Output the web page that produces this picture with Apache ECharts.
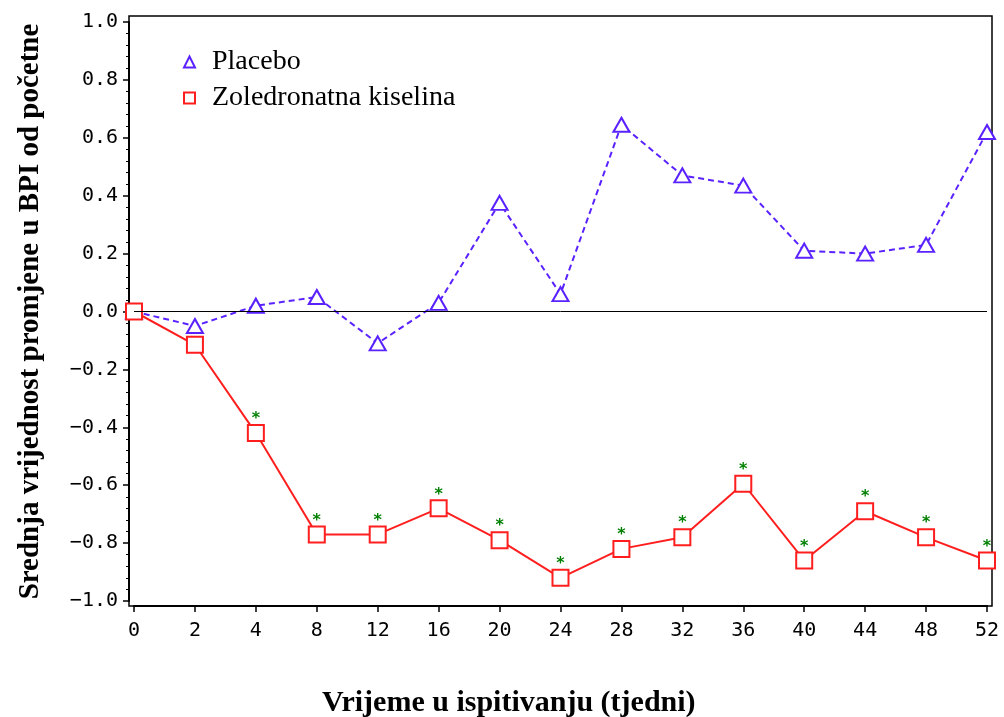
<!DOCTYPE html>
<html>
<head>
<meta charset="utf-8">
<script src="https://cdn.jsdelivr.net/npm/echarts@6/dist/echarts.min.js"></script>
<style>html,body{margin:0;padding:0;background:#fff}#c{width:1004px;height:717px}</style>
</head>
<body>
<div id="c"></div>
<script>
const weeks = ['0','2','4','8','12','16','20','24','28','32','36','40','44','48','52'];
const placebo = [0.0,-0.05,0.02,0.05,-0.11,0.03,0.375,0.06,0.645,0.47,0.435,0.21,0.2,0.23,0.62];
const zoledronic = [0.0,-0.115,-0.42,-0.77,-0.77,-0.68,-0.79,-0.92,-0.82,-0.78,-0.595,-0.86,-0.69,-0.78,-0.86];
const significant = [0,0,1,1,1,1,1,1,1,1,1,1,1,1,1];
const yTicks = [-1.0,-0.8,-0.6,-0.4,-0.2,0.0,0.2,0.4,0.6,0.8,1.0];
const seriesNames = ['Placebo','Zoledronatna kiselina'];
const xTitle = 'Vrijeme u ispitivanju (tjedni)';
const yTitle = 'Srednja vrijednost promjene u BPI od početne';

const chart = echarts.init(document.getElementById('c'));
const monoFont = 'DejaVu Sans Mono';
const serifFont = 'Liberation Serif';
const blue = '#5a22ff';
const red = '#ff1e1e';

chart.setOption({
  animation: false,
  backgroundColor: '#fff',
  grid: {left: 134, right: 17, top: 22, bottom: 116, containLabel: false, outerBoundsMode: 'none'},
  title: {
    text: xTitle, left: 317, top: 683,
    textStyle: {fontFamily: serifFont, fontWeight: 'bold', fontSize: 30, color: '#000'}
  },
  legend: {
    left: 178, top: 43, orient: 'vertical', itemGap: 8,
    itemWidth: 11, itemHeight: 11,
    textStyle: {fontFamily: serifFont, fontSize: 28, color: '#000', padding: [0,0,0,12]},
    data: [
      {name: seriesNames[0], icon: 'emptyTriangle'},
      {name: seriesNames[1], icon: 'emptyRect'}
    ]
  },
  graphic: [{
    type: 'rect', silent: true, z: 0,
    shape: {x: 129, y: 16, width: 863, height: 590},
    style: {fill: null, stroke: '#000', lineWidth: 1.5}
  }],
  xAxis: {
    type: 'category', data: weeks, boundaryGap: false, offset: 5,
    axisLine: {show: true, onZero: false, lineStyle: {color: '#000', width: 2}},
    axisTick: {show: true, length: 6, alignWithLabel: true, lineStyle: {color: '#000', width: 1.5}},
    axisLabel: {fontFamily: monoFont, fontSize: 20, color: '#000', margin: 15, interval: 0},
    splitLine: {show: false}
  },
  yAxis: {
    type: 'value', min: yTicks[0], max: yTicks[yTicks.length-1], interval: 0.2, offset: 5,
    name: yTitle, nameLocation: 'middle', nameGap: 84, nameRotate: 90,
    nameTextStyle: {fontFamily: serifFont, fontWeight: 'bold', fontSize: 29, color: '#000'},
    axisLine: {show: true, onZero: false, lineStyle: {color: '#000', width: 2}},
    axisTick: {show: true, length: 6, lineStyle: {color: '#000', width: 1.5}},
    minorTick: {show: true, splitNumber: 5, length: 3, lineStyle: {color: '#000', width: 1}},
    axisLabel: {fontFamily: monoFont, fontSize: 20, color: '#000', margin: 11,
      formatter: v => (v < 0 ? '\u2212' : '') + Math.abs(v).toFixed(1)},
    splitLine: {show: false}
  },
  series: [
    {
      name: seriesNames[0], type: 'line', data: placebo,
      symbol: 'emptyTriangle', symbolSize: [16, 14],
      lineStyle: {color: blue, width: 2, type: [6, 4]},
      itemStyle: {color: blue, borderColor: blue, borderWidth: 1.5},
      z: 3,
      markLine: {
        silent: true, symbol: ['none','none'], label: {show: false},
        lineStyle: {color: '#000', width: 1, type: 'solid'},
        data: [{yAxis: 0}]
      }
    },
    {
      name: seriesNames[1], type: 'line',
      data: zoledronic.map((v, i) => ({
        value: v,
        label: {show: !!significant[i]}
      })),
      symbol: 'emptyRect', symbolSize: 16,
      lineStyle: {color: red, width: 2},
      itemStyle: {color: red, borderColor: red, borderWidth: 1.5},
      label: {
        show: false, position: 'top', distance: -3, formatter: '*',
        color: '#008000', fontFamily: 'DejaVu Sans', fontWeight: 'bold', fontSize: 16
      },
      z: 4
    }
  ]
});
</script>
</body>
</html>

REQUIREMENT = Set the lines above down again, word for word, from the first through the one containing "const red = '#ff1e1e';"; pictures excluded.

FULL RESPONSE =
Output the web page that produces this picture with Apache ECharts.
<!DOCTYPE html>
<html>
<head>
<meta charset="utf-8">
<script src="https://cdn.jsdelivr.net/npm/echarts@6/dist/echarts.min.js"></script>
<style>html,body{margin:0;padding:0;background:#fff}#c{width:1004px;height:717px}</style>
</head>
<body>
<div id="c"></div>
<script>
const weeks = ['0','2','4','8','12','16','20','24','28','32','36','40','44','48','52'];
const placebo = [0.0,-0.05,0.02,0.05,-0.11,0.03,0.375,0.06,0.645,0.47,0.435,0.21,0.2,0.23,0.62];
const zoledronic = [0.0,-0.115,-0.42,-0.77,-0.77,-0.68,-0.79,-0.92,-0.82,-0.78,-0.595,-0.86,-0.69,-0.78,-0.86];
const significant = [0,0,1,1,1,1,1,1,1,1,1,1,1,1,1];
const yTicks = [-1.0,-0.8,-0.6,-0.4,-0.2,0.0,0.2,0.4,0.6,0.8,1.0];
const seriesNames = ['Placebo','Zoledronatna kiselina'];
const xTitle = 'Vrijeme u ispitivanju (tjedni)';
const yTitle = 'Srednja vrijednost promjene u BPI od početne';

const chart = echarts.init(document.getElementById('c'));
const monoFont = 'DejaVu Sans Mono';
const serifFont = 'Liberation Serif';
const blue = '#5a22ff';
const red = '#ff1e1e';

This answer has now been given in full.